The commutant of a multiplication operator with a finite Blaschke product symbol on the Sobolev disk algebra

Abstract

Let $R\left(\mathbb{D}\right)$ be the algebra generated in the Sobolev space $W^{22}\left(\mathbb{D}\right)$ by the rational functions with poles outside the unit disk $\overline{\mathbb{D}}$. This is called the Sobolev disk algebra. In this article, the commutant of the multiplication operator $M_{B\left(z\right)}$ on $R\left(\mathbb{D}\right)$ is studied, where $B\left(z\right)$ is an n-Blaschke product.
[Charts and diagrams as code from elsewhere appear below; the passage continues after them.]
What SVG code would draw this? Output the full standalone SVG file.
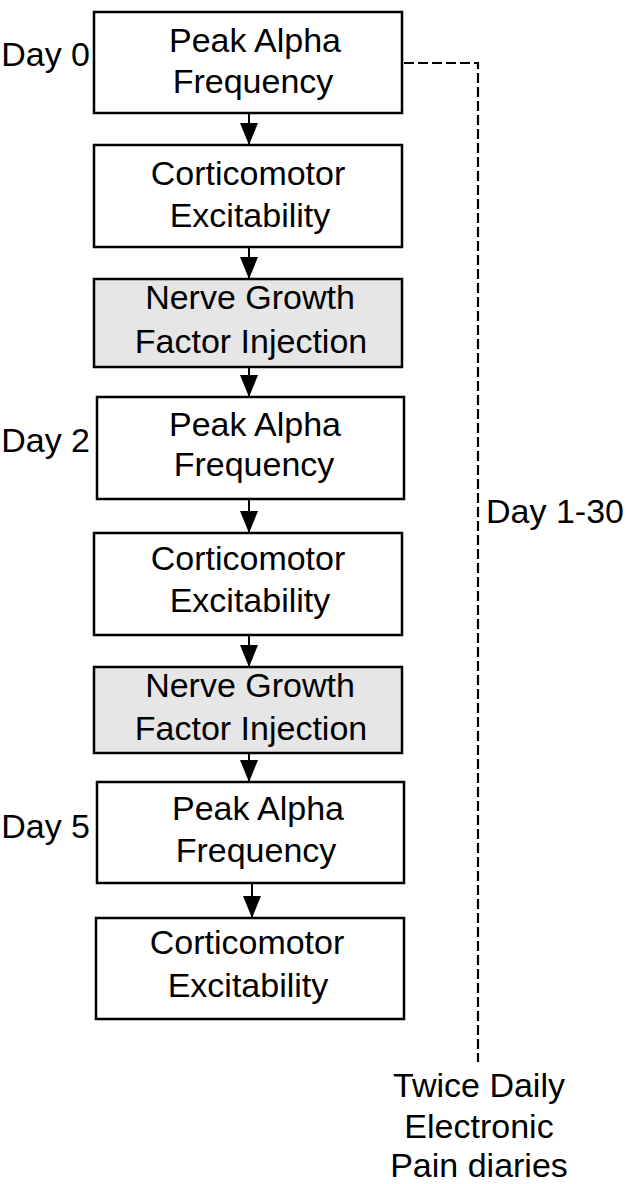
<svg xmlns="http://www.w3.org/2000/svg" width="630" height="1184" viewBox="0 0 630 1184">
<defs>
<style>
.box{fill:#ffffff;stroke:#000;stroke-width:2.5}
.inj{fill:#e6e6e6;stroke:#000;stroke-width:2.5}
text{font-family:"Liberation Sans",Arial,sans-serif;font-size:34px;fill:#000}
.c{text-anchor:middle}
.e{text-anchor:end}
.conn{stroke:#000;stroke-width:2;fill:none}
.dash{stroke:#000;stroke-width:2.2;fill:none;stroke-dasharray:10 4}
</style>
<marker id="ah" markerWidth="22" markerHeight="18" refX="22" refY="9" orient="auto" markerUnits="userSpaceOnUse">
<path d="M0,0 L22,9 L0,18 Z" fill="#000"/>
</marker>
</defs>
<rect width="630" height="1184" fill="#fff"/>
<g id="connectors">
<line class="conn" x1="249" y1="114" x2="249" y2="145" marker-end="url(#ah)"/>
<line class="conn" x1="249" y1="248" x2="249" y2="279" marker-end="url(#ah)"/>
<line class="conn" x1="249" y1="368" x2="249" y2="397" marker-end="url(#ah)"/>
<line class="conn" x1="249" y1="500" x2="249" y2="533" marker-end="url(#ah)"/>
<line class="conn" x1="249" y1="636" x2="249" y2="667" marker-end="url(#ah)"/>
<line class="conn" x1="249" y1="754" x2="249" y2="782" marker-end="url(#ah)"/>
<line class="conn" x1="252" y1="884" x2="252" y2="918" marker-end="url(#ah)"/>
<path class="dash" d="M404,63 H478 V1062"/>
</g>
<g id="n1">
<rect class="box" x="94" y="12" width="308" height="101"/>
<text class="c" x="255" y="52">Peak Alpha</text>
<text class="c" x="253" y="93">Frequency</text>
</g>
<g id="n2">
<rect class="box" x="94" y="145" width="308" height="102"/>
<text class="c" x="248" y="185">Corticomotor</text>
<text class="c" x="250" y="227">Excitability</text>
</g>
<g id="n3">
<rect class="inj" x="94" y="279" width="308" height="88"/>
<text class="c" x="250" y="309">Nerve Growth</text>
<text class="c" x="251" y="353">Factor Injection</text>
</g>
<g id="n4">
<rect class="box" x="97" y="397" width="307" height="102"/>
<text class="c" x="255" y="436">Peak Alpha</text>
<text class="c" x="254" y="476">Frequency</text>
</g>
<g id="n5">
<rect class="box" x="94" y="533" width="308" height="102"/>
<text class="c" x="248" y="570">Corticomotor</text>
<text class="c" x="250" y="612">Excitability</text>
</g>
<g id="n6">
<rect class="inj" x="94" y="667" width="308" height="86"/>
<text class="c" x="250" y="697">Nerve Growth</text>
<text class="c" x="251" y="740">Factor Injection</text>
</g>
<g id="n7">
<rect class="box" x="97" y="782" width="307" height="101"/>
<text class="c" x="258" y="820">Peak Alpha</text>
<text class="c" x="256" y="862">Frequency</text>
</g>
<g id="n8">
<rect class="box" x="96" y="918" width="308" height="101"/>
<text class="c" x="247" y="954">Corticomotor</text>
<text class="c" x="248" y="997">Excitability</text>
</g>
<g id="labels">
<text class="e" x="90" y="66">Day 0</text>
<text class="e" x="90" y="452">Day 2</text>
<text class="e" x="90" y="838">Day 5</text>
<text x="486" y="523">Day 1-30</text>
<text class="c" x="479" y="1097">Twice Daily</text>
<text class="c" x="479" y="1138">Electronic</text>
<text class="c" x="479" y="1177">Pain diaries</text>
</g>
</svg>
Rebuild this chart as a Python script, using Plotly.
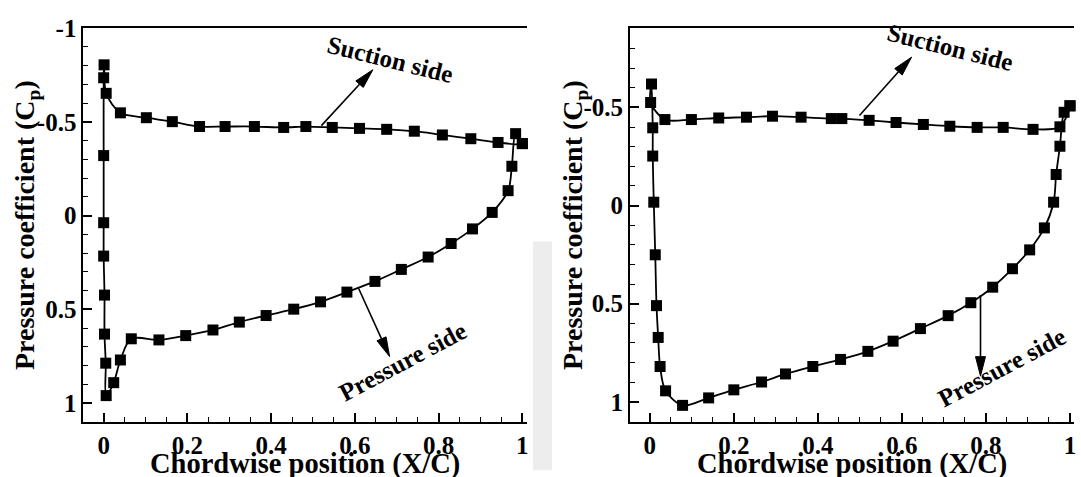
import plotly.graph_objects as go

# ---------------- data: pressure coefficient around the blade ----------------
# Left case: loop starts at the trailing edge, runs along the suction side to the
# leading edge and returns along the pressure side.
x_suction_a = [1.0, 0.942, 0.877, 0.809, 0.742, 0.676, 0.611, 0.546, 0.483, 0.430,
               0.360, 0.290, 0.229, 0.164, 0.102, 0.040, 0.006, 0.001, 0.0, 0.0,
               0.0, 0.0, 0.002, 0.002, 0.005, 0.006]
cp_suction_a = [-0.384, -0.39, -0.41, -0.43, -0.45, -0.46, -0.465, -0.47, -0.475, -0.47,
                -0.475, -0.475, -0.475, -0.501, -0.522, -0.548, -0.652, -0.804, -0.735, -0.32,
                0.038, 0.216, 0.424, 0.632, 0.787, 0.96]
x_pressure_a = [0.024, 0.040, 0.066, 0.132, 0.196, 0.261, 0.324, 0.388, 0.454, 0.518,
                0.581, 0.648, 0.711, 0.775, 0.830, 0.881, 0.928, 0.966, 0.975, 0.984, 1.0]
cp_pressure_a = [0.891, 0.77, 0.657, 0.663, 0.64, 0.61, 0.568, 0.533, 0.499, 0.46,
                 0.408, 0.351, 0.287, 0.221, 0.149, 0.071, -0.017, -0.133, -0.263, -0.437, -0.384]

# Right case
x_suction_b = [1.0, 0.976, 0.912, 0.841, 0.779, 0.714, 0.651, 0.586, 0.522, 0.457,
               0.432, 0.360, 0.292, 0.230, 0.164, 0.099, 0.036, 0.002, 0.004, 0.007,
               0.007, 0.0095]
cp_suction_b = [-0.508, -0.401, -0.388, -0.398, -0.398, -0.404, -0.413, -0.423, -0.434, -0.443,
                -0.443, -0.45, -0.455, -0.45, -0.446, -0.438, -0.438, -0.525, -0.619, -0.396,
                -0.252, -0.017]
x_pressure_b = [0.013, 0.016, 0.020, 0.0245, 0.0376, 0.078, 0.140, 0.200, 0.266, 0.323,
                0.388, 0.454, 0.519, 0.579, 0.644, 0.710, 0.764, 0.816, 0.863, 0.904,
                0.939, 0.961, 0.967, 0.976, 0.986, 1.0]
cp_pressure_b = [0.251, 0.51, 0.672, 0.82, 0.944, 1.018, 0.98, 0.939, 0.899, 0.858,
                 0.82, 0.784, 0.743, 0.691, 0.627, 0.561, 0.495, 0.416, 0.322, 0.226,
                 0.114, -0.017, -0.158, -0.302, -0.475, -0.508]

# ---------------- axes ----------------
x_tickvals = [0, 0.2, 0.4, 0.6, 0.8, 1]
x_ticktext = ["0", "0.2", "0.4", "0.6", "0.8", "1"]
y_tickvals_a = [-1, -0.5, 0, 0.5, 1]
y_ticktext_a = ["-1", "-0.5", "0", "0.5", "1"]
y_tickvals_b = [-0.5, 0, 0.5, 1]
y_ticktext_b = ["-0.5", "0", "0.5", "1"]

W, H = 1081, 477
FONT = "Liberation Serif"

x_range_a = [-0.049, 1.01]
y_range_a = [1.102, -1.0]
x_range_b = [-0.0475, 1.01]
y_range_b = [1.104, -0.904]
x_dom_a = [83.3 / W, 527.5 / W]
x_dom_b = [631.0 / W, 1076.2 / W]
y_dom = [1 - 420.7 / H, 1 - 15.5 / H]


def bold(items):
    return [f"<b>{t}</b>" for t in items]


fig = go.Figure()

for xs, cs, xp, cp, xa, ya in [
    (x_suction_a, cp_suction_a, x_pressure_a, cp_pressure_a, "x", "y"),
    (x_suction_b, cp_suction_b, x_pressure_b, cp_pressure_b, "x2", "y2"),
]:
    fig.add_trace(go.Scatter(
        x=xs + xp, y=cs + cp, xaxis=xa, yaxis=ya,
        mode="lines+markers",
        line=dict(color="black", width=1.8, shape="spline", smoothing=0.9),
        marker=dict(symbol="square", size=11, color="black"),
        cliponaxis=False, showlegend=False, hoverinfo="skip",
    ))

tickfont = dict(family=FONT, size=25, color="black")


def x_axis(domain, rng, anchor):
    return dict(
        domain=domain, range=rng, anchor=anchor,
        tickmode="array", tickvals=x_tickvals, ticktext=bold(x_ticktext),
        ticks="inside", ticklen=9, tickwidth=1.5, tickcolor="black",
        minor=dict(dtick=0.05, tick0=0, ticks="inside", ticklen=5, tickwidth=1.2,
                   tickcolor="black", showgrid=False),
        showline=True, linecolor="black", linewidth=1.5, mirror=True,
        showgrid=False, zeroline=False, tickfont=tickfont,
    )


def y_axis(domain, rng, anchor, vals, text):
    return dict(
        domain=domain, range=rng, anchor=anchor,
        tickmode="array", tickvals=vals, ticktext=bold(text),
        ticks="inside", ticklen=9, tickwidth=1.5, tickcolor="black",
        minor=dict(dtick=0.1, tick0=0, ticks="inside", ticklen=5, tickwidth=1.2,
                   tickcolor="black", showgrid=False),
        showline=True, linecolor="black", linewidth=1.5, mirror=False,
        showgrid=False, zeroline=False, tickfont=tickfont,
    )


fig.update_layout(
    width=W, height=H,
    margin=dict(l=0, r=0, t=0, b=0),
    paper_bgcolor="white", plot_bgcolor="white",
    font=dict(family=FONT, color="black"),
    xaxis=x_axis(x_dom_a, x_range_a, "y"),
    yaxis=y_axis(y_dom, y_range_a, "x", y_tickvals_a, y_ticktext_a),
    xaxis2=x_axis(x_dom_b, x_range_b, "y2"),
    yaxis2=y_axis(y_dom, y_range_b, "x2", y_tickvals_b, y_ticktext_b),
)

# faint grey band between the two panels
fig.add_shape(type="rect", xref="paper", yref="paper",
              x0=534 / W, x1=553 / W, y0=1 - 470 / H, y1=1 - 235 / H,
              fillcolor="#ededed", line=dict(width=0), layer="below")

for cx in (305.4, 853.6):
    fig.add_annotation(text="<b>Chordwise position (X/C)</b>", xref="paper", yref="paper",
                       x=cx / W, y=1 - 464 / H, xanchor="center", yanchor="middle",
                       showarrow=False, font=dict(family=FONT, size=28.5, color="black"))
for cx in (26, 575):
    fig.add_annotation(text="<b>Pressure coefficient (C<sub>p</sub>)</b>", xref="paper",
                       yref="paper", x=cx / W, y=1 - 218 / H, xanchor="center",
                       yanchor="middle", textangle=-90, showarrow=False,
                       font=dict(family=FONT, size=28, color="black"))


# ---------------- labelled arrows ----------------
def to_px(x, y, xr, yr, xd, yd):
    px = xd[0] * W + (x - xr[0]) / (xr[1] - xr[0]) * (xd[1] - xd[0]) * W
    py = (1 - yd[0]) * H - (y - yr[0]) / (yr[1] - yr[0]) * (yd[1] - yd[0]) * H
    return px, py


def from_px(px, py, xr, yr, xd, yd):
    x = xr[0] + (px - xd[0] * W) / ((xd[1] - xd[0]) * W) * (xr[1] - xr[0])
    y = yr[0] + ((1 - yd[0]) * H - py) / ((yd[1] - yd[0]) * H) * (yr[1] - yr[0])
    return x, y


def arrow(tail, tip, xref, yref, xr, yr, xd, yd, head_len=20, head_half=5):
    tx, ty = to_px(*tail, xr, yr, xd, yd)
    hx, hy = to_px(*tip, xr, yr, xd, yd)
    dx, dy = hx - tx, hy - ty
    n = (dx * dx + dy * dy) ** 0.5
    ux, uy = dx / n, dy / n
    bx, by = hx - head_len * ux, hy - head_len * uy
    base = from_px(bx, by, xr, yr, xd, yd)
    c1 = from_px(bx - head_half * uy, by + head_half * ux, xr, yr, xd, yd)
    c2 = from_px(bx + head_half * uy, by - head_half * ux, xr, yr, xd, yd)
    fig.add_shape(type="line", xref=xref, yref=yref,
                  x0=tail[0], y0=tail[1], x1=base[0], y1=base[1],
                  line=dict(color="black", width=1.6))
    fig.add_shape(type="path", xref=xref, yref=yref,
                  path=f"M {tip[0]},{tip[1]} L {c1[0]},{c1[1]} L {c2[0]},{c2[1]} Z",
                  fillcolor="black", line=dict(color="black", width=1))


label_font = dict(family=FONT, size=25, color="black")

panels = [
    dict(xref="x", yref="y", xr=x_range_a, yr=y_range_a, xd=x_dom_a,
         s_tail=(0.52, -0.48), s_tip=(0.643, -0.778), s_txt=(0.685, -0.835),
         p_tail=(0.609, 0.389), p_tip=(0.683, 0.752), p_txt=(0.715, 0.78)),
    dict(xref="x2", yref="y2", xr=x_range_b, yr=y_range_b, xd=x_dom_b,
         s_tail=(0.499, -0.459), s_tip=(0.623, -0.756), s_txt=(0.716, -0.806),
         p_tail=(0.787, 0.457), p_tip=(0.787, 0.869), p_txt=(0.838, 0.826)),
]
for p in panels:
    arrow(p["s_tail"], p["s_tip"], p["xref"], p["yref"], p["xr"], p["yr"], p["xd"], y_dom)
    arrow(p["p_tail"], p["p_tip"], p["xref"], p["yref"], p["xr"], p["yr"], p["xd"], y_dom)
    fig.add_annotation(text="<b>Suction side</b>", xref=p["xref"], yref=p["yref"],
                       x=p["s_txt"][0], y=p["s_txt"][1], textangle=14,
                       xanchor="center", yanchor="middle", showarrow=False, font=label_font)
    fig.add_annotation(text="<b>Pressure side</b>", xref=p["xref"], yref=p["yref"],
                       x=p["p_txt"][0], y=p["p_txt"][1], textangle=-28,
                       xanchor="center", yanchor="middle", showarrow=False, font=label_font)

fig.write_html("out.html")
We prove that an operator $A\in \mathcal{L}\left(R\right(\mathbb{D}\left)\right)$ is in $\mathcal{A}\text{'}\left(M_{B\left(z\right)}\right)$ if and only if $A={\sum }_{i=1}^n{M}_{h_i}{M}_{\Delta \left(z\right)}^{-1}{T}_i$, where $\{h_i{\}}_{i=1}^n\subset R(\mathbb{D})$, and $T_i\in \mathcal{L}\left(R\right(\mathbb{D}\left)\right)$ is given by $\left(T_{i}g\right)\left(z\right)={\sum }_{j=1}^n(-1{)}^{i+j}{\Delta }_{ij}(z\left)g\right(G_{j-1}\left(z\right))$, $i=1,2,\dots ,n$, $G_0\left(z\right)\equiv z$.